Besides, you can't even run the source editor for that inline object. So if you want to be able to edit such a render frame in the future, keep the original in a separate layer and make that layer non-printable.
An even more depressing part is that Scribus wants a bitmap in all render frames. This is fine for POV-Ray frames and more or less OK for Gnuplot frames, but it doesn't make a terrible lot of sense for either LaTeX, Lilypond or Graphviz. You get bitmaps with hardcoded dpi and you can't even scale those frames with the selection tool.
All in all, if you really need extra objects, render them to EPS or SVG outside of Scribus and then import. You lose the tweakability of the original, but then again you don't mess with bitmaps anymore.
The new version has a non-geeky control over bleeds which you can define them in the beginning, when you create a new Scribus document:
You can also override those settings during exporting to PDF on the Pre-Press tab. That's where you can also enable rendering of crop and registration marks, color bars etc.
Exporting PDF 1.5 (with layers) and PDF/X-3 is another major change here, with support for PDF/X-1a, PDF/X-4 and PDF/E presumably coming in Scribus 1.5.0.
My guess is that not a terrible lot of people are going to drop their jaws when they find out that Scribus now reads Calamus and XFig files.
Being able to use EPS and AI files as sources of swatches is, however, an entirely different thing. After all, this makes it possible to use Pantone palettes legally, albeit downloading them is up to you.
Additionally Scribus now ships over 150 swatches including those from various paint vendors from around the world.
The other new feature is support for clipping paths in PSD and TIFF files, including multiple clips:
For PSD the list of supported features goes as far as layers (with blending modes and opacity) and Duo, Tri and Quadtone modes. By the way, image effects, the other new feature, among other things allows adding a duotone effect to any bitmap, and you can use a Pantone color there.

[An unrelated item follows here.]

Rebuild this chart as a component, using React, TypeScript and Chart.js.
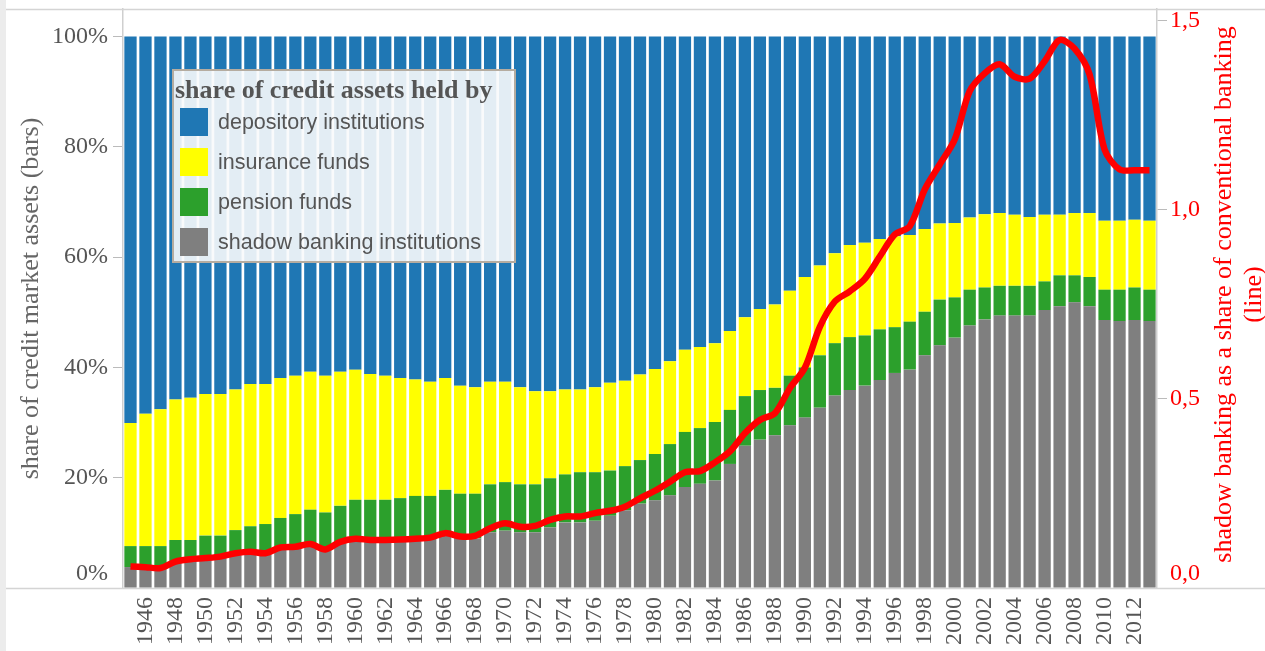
import React, { useEffect, useRef } from 'react';
import { Chart, registerables } from 'chart.js';

Chart.register(...registerables);

const years = [
  1945, 1946, 1947, 1948, 1949, 1950, 1951, 1952, 1953, 1954, 1955, 1956, 1957, 1958, 1959,
  1960, 1961, 1962, 1963, 1964, 1965, 1966, 1967, 1968, 1969, 1970, 1971, 1972, 1973, 1974,
  1975, 1976, 1977, 1978, 1979, 1980, 1981, 1982, 1983, 1984, 1985, 1986, 1987, 1988, 1989,
  1990, 1991, 1992, 1993, 1994, 1995, 1996, 1997, 1998, 1999, 2000, 2001, 2002, 2003, 2004,
  2005, 2006, 2007, 2008, 2009, 2010, 2011, 2012, 2013,
];

// shares of credit market assets, percent
const shadowBanking = [
  3.8, 3.7, 3.6, 4.6, 5.0, 5.3, 5.6, 6.1, 6.4, 6.3, 7.1, 7.3, 7.8, 6.8, 8.1,
  8.7, 8.5, 8.5, 8.6, 8.7, 8.9, 9.7, 9.1, 9.0, 10.1, 10.4, 10.1, 10.1, 11.0, 11.9,
  11.9, 12.2, 13.1, 14.1, 15.3, 15.9, 16.8, 18.3, 18.9, 19.5, 22.5, 25.8, 26.9, 27.7, 29.5,
  30.9, 32.7, 34.9, 35.9, 36.7, 37.7, 39.0, 39.6, 42.2, 44.0, 45.4, 47.6, 48.7, 49.4, 49.4,
  49.4, 50.4, 51.1, 51.8, 51.1, 48.6, 48.4, 48.6, 48.4,
];
const pensionFunds = [
  3.8, 3.9, 4.0, 4.1, 3.7, 4.2, 3.9, 4.4, 4.8, 5.3, 5.6, 6.1, 6.4, 6.9, 6.8,
  7.3, 7.5, 7.5, 7.7, 8.0, 7.8, 8.1, 8.0, 8.1, 8.7, 8.8, 8.7, 8.7, 8.9, 8.7,
  9.1, 8.8, 8.2, 8.0, 7.9, 8.4, 9.3, 10.0, 10.1, 10.6, 9.8, 9.0, 9.0, 8.6, 9.0,
  9.1, 9.5, 9.5, 9.6, 9.1, 9.2, 8.3, 8.7, 7.9, 8.3, 7.3, 6.5, 5.8, 5.4, 5.4,
  5.4, 5.2, 5.6, 4.9, 5.3, 5.5, 5.7, 5.9, 5.7,
];
const insuranceFunds = [
  22.3, 24.0, 24.8, 25.5, 25.8, 25.7, 25.7, 25.5, 25.8, 25.4, 25.4, 25.1, 25.0, 24.8, 24.3,
  23.6, 22.8, 22.5, 21.8, 21.1, 20.7, 20.3, 19.6, 19.3, 18.6, 18.2, 17.6, 16.9, 15.8, 15.4,
  15.0, 15.4, 15.9, 15.5, 15.5, 15.4, 15.0, 14.9, 14.7, 14.3, 14.3, 14.3, 14.7, 15.1, 15.4,
  16.4, 16.3, 16.3, 16.7, 16.8, 16.4, 16.5, 15.7, 15.0, 13.8, 13.5, 13.1, 13.3, 13.2, 12.9,
  12.5, 12.1, 11.0, 11.3, 11.6, 12.5, 12.5, 12.3, 12.5,
];
const depositoryInstitutions = [
  70.1, 68.4, 67.6, 65.8, 65.5, 64.8, 64.8, 64.0, 63.0, 63.0, 61.9, 61.5, 60.8, 61.5, 60.8,
  60.4, 61.2, 61.5, 61.9, 62.2, 62.6, 61.9, 63.3, 63.6, 62.6, 62.6, 63.6, 64.3, 64.3, 64.0,
  64.0, 63.6, 62.8, 62.4, 61.3, 60.3, 58.9, 56.8, 56.3, 55.6, 53.4, 50.9, 49.4, 48.6, 46.1,
  43.6, 41.5, 39.3, 37.8, 37.4, 36.7, 36.2, 36.0, 34.9, 33.9, 33.8, 32.8, 32.2, 32.0, 32.3,
  32.7, 32.3, 32.3, 32.0, 32.0, 33.4, 33.4, 33.2, 33.4,
];
// shadow banking as a share of conventional banking (line, right axis)
const shadowToConventional = [
  0.057, 0.055, 0.053, 0.070, 0.076, 0.079, 0.083, 0.092, 0.096, 0.092, 0.107, 0.109, 0.116, 0.102, 0.122,
  0.130, 0.127, 0.127, 0.128, 0.130, 0.133, 0.145, 0.136, 0.138, 0.158, 0.171, 0.162, 0.164, 0.180, 0.189,
  0.189, 0.198, 0.204, 0.215, 0.237, 0.257, 0.281, 0.306, 0.309, 0.332, 0.361, 0.409, 0.444, 0.462, 0.528,
  0.582, 0.690, 0.757, 0.784, 0.817, 0.876, 0.934, 0.956, 1.053, 1.119, 1.185, 1.313, 1.360, 1.384, 1.351,
  1.346, 1.392, 1.448, 1.425, 1.357, 1.159, 1.106, 1.104, 1.104,
];

const leftTicks = [0, 20, 40, 60, 80, 100];
const rightTicks = [0, 0.5, 1.0, 1.5];

const seriesNames = [
  'depository institutions',
  'insurance funds',
  'pension funds',
  'shadow banking institutions',
];
const legendTitle = 'share of credit assets held by';
const leftTitle = 'share of credit market assets (bars)';
const rightTitle = ['shadow banking as a share of conventional banking', '(line)'];

const COLORS = {
  depository: '#1f77b4',
  insurance: '#ffff00',
  pension: '#2ca02c',
  shadow: '#7f7f7f',
  line: '#ff0000',
};
const legendColors = [COLORS.depository, COLORS.insurance, COLORS.pension, COLORS.shadow];

const SERIF = '"Liberation Serif", "Times New Roman", serif';
const SANS = '"Liberation Sans", Arial, sans-serif';

const W = 1265;
const H = 651;

// the bottom tick label sits a little above its tick, as in the reference
const liftBottom = (text: string, value: number) => (value === 0 ? [text, ''] : text);

const framePlugin = {
  id: 'frame',
  beforeDatasetsDraw(chart: any) {
    const { ctx, chartArea } = chart;
    ctx.save();
    ctx.strokeStyle = '#d4d4d4';
    ctx.lineWidth = 1.5;
    ctx.beginPath();
    ctx.moveTo(6, chartArea.top + 0.5);
    ctx.lineTo(W, chartArea.top + 0.5);
    ctx.moveTo(6, chartArea.bottom + 0.5);
    ctx.lineTo(W, chartArea.bottom + 0.5);
    ctx.stroke();
    ctx.restore();
  },
};

const rightTitlePlugin = {
  id: 'rightTitle',
  afterDraw(chart: any) {
    const { ctx, chartArea } = chart;
    const cy = (chartArea.top + chartArea.bottom) / 2 - 4;
    ctx.save();
    ctx.fillStyle = COLORS.line;
    ctx.font = `26px ${SERIF}`;
    ctx.textAlign = 'center';
    ctx.textBaseline = 'middle';
    rightTitle.forEach((line, k) => {
      ctx.save();
      ctx.translate(chartArea.right + 67 + k * 30, cy);
      ctx.rotate(-Math.PI / 2);
      ctx.fillText(line, 0, 0);
      ctx.restore();
    });
    ctx.restore();
  },
};

export default function App() {
  const canvasRef = useRef<HTMLCanvasElement | null>(null);

  useEffect(() => {
    const canvas = canvasRef.current;
    if (!canvas) return;
    const barCommon = {
      type: 'bar' as const,
      yAxisID: 'y',
      barPercentage: 0.82,
      categoryPercentage: 1.0,
      borderWidth: 0,
      order: 2,
    };
    const chart = new Chart(canvas, {
      type: 'bar',
      data: {
        labels: years.map(String),
        datasets: [
          { ...barCommon, label: seriesNames[3], data: shadowBanking, backgroundColor: COLORS.shadow },
          { ...barCommon, label: seriesNames[2], data: pensionFunds, backgroundColor: COLORS.pension },
          { ...barCommon, label: seriesNames[1], data: insuranceFunds, backgroundColor: COLORS.insurance },
          { ...barCommon, label: seriesNames[0], data: depositoryInstitutions, backgroundColor: COLORS.depository },
          {
            type: 'line' as const,
            label: rightTitle.join(' '),
            data: shadowToConventional,
            yAxisID: 'y1',
            borderColor: COLORS.line,
            borderWidth: 6.5,
            pointRadius: 0,
            tension: 0.3,
            fill: false,
            order: 1,
          } as any,
        ],
      },
      options: {
        animation: false,
        responsive: false,
        maintainAspectRatio: false,
        layout: { padding: { top: 9, left: 0, right: 0, bottom: 0 } },
        plugins: { legend: { display: false }, tooltip: { enabled: false }, title: { display: false } },
        scales: {
          x: {
            stacked: true,
            grid: { display: false, drawTicks: false },
            border: { display: false },
            ticks: {
              autoSkip: false,
              maxRotation: 90,
              minRotation: 90,
              padding: 9,
              color: '#555',
              font: { family: SERIF, size: 24 },
              callback: (_v: any, i: number) => (years[i] % 2 === 0 ? String(years[i]) : ''),
            },
            afterFit: (s: any) => {
              s.height = 63;
              s.paddingLeft = 0;
              s.paddingRight = 0;
            },
          },
          y: {
            stacked: true,
            position: 'left',
            min: 0,
            max: 105,
            afterBuildTicks: (s: any) => {
              s.ticks = leftTicks.map((value) => ({ value }));
            },
            ticks: {
              padding: 5,
              color: '#555',
              font: { family: SERIF, size: 24 },
              callback: (v: any) => liftBottom(`${v}%`, Number(v)),
            },
            grid: { drawOnChartArea: false, drawTicks: true, tickLength: 10, tickColor: '#bbb' },
            border: { display: true, color: '#cfcfcf', width: 1.5 },
            title: {
              display: true,
              text: leftTitle,
              color: '#666',
              font: { family: SERIF, size: 26 },
              padding: { top: 16, bottom: 0 },
            },
            afterFit: (s: any) => {
              s.width = 123;
              s.paddingTop = 0;
              s.paddingBottom = 0;
            },
          },
          y1: {
            position: 'right',
            min: 0,
            max: 1.53,
            afterBuildTicks: (s: any) => {
              s.ticks = rightTicks.map((value) => ({ value }));
            },
            ticks: {
              padding: 3,
              color: COLORS.line,
              font: { family: SERIF, size: 24 },
              callback: (v: any) => liftBottom(Number(v).toFixed(1).replace('.', ','), Number(v)),
            },
            grid: { drawOnChartArea: false, drawTicks: true, tickLength: 10, tickColor: '#bbb' },
            border: { display: true, color: '#cfcfcf', width: 1.5 },
            afterFit: (s: any) => {
              s.width = 108;
              s.paddingTop = 0;
              s.paddingBottom = 0;
            },
          },
        },
      } as any,
      plugins: [framePlugin, rightTitlePlugin],
    });
    return () => chart.destroy();
  }, []);

  const itemTops = [108, 148, 188, 228];

  return (
    <div style={{ position: 'fixed', left: 0, top: 0, width: W, height: H, background: '#fff', overflow: 'hidden' }}>
      <div style={{ position: 'absolute', left: 0, top: 0, width: 6, height: H, background: '#ececec' }} />
      <canvas ref={canvasRef} width={W} height={H} style={{ position: 'absolute', left: 0, top: 0, display: 'block' }} />
      <div
        style={{
          position: 'absolute',
          left: 172,
          top: 69,
          width: 344,
          height: 194,
          boxSizing: 'border-box',
          border: '2px solid #b5aca0',
          background: 'rgba(248,249,251,0.9)',
        }}
      >
        <div
          style={{
            position: 'absolute',
            left: 1,
            top: 4,
            whiteSpace: 'nowrap',
            fontFamily: SERIF,
            fontWeight: 'bold',
            fontSize: 26,
            lineHeight: '30px',
            color: '#555',
          }}
        >
          {legendTitle}
        </div>
        {seriesNames.map((name, k) => (
          <div key={name}>
            <div
              style={{
                position: 'absolute',
                left: 6,
                top: itemTops[k] - 71,
                width: 28,
                height: 28,
                background: legendColors[k],
              }}
            />
            <div
              style={{
                position: 'absolute',
                left: 44,
                top: itemTops[k] - 71,
                height: 28,
                lineHeight: '28px',
                whiteSpace: 'nowrap',
                fontFamily: SANS,
                fontSize: 21.5,
                color: '#555',
              }}
            >
              {name}
            </div>
          </div>
        ))}
      </div>
    </div>
  );
}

Suddenly you are not missing lack of native duotone support in GIMP, eh?
The old help system wasn't of much use as it mostly consisted of a series of articles that had little to do with each other and often contained information that was considerably out of date or barely appropriate.
The new help system is something I personally consider a major improvement. While it's not as complete as the team's own user guide available in hard copy, it's a huge step in the right direction.
The documentation now contains an updated quick start guide, information on each type of frames and styles, explains how to work with colors and export to PDF. It's also available in French, German and Italian languages.
What to expect in the future
Over the nearly 5 years that it took the team to go from the former stable version to stable 1.4 the project lost part of its user base due to lack of essential features, productivity issues and slow rendering. Recapturing their attention isn't going to be easy.
Scribus 1.4.0 partially fixes rendering issues and simplifies use of various tools. Above all, some of the lacking essential features are already part of the future 1.5.0 release. Still there's quite a lot of things that either aren't implemented or need a lot of polish and rethinking.
For typesetting the most substantial change that has to be done is a full support for OpenType features and complex writing systems. Some of that work has already been done in 2010 as part of OIF project, but not all of the code is usable. So for 1.5.0 the team would like to have another go at the text engine. The scope of that rewrite is yet to be agreed on.
The current unstable 1.5.0 branch already has various user interface improvements, a new tool for creating and editing tables, support for mesh gradients and better gradients editing.
There are even more changes in the upcoming v1.5.0, but let's wait for it to stabilize first before encouraging to try it. As for newly released 1.4.0, expect only bugfixes, translation and documentation updates and new resources.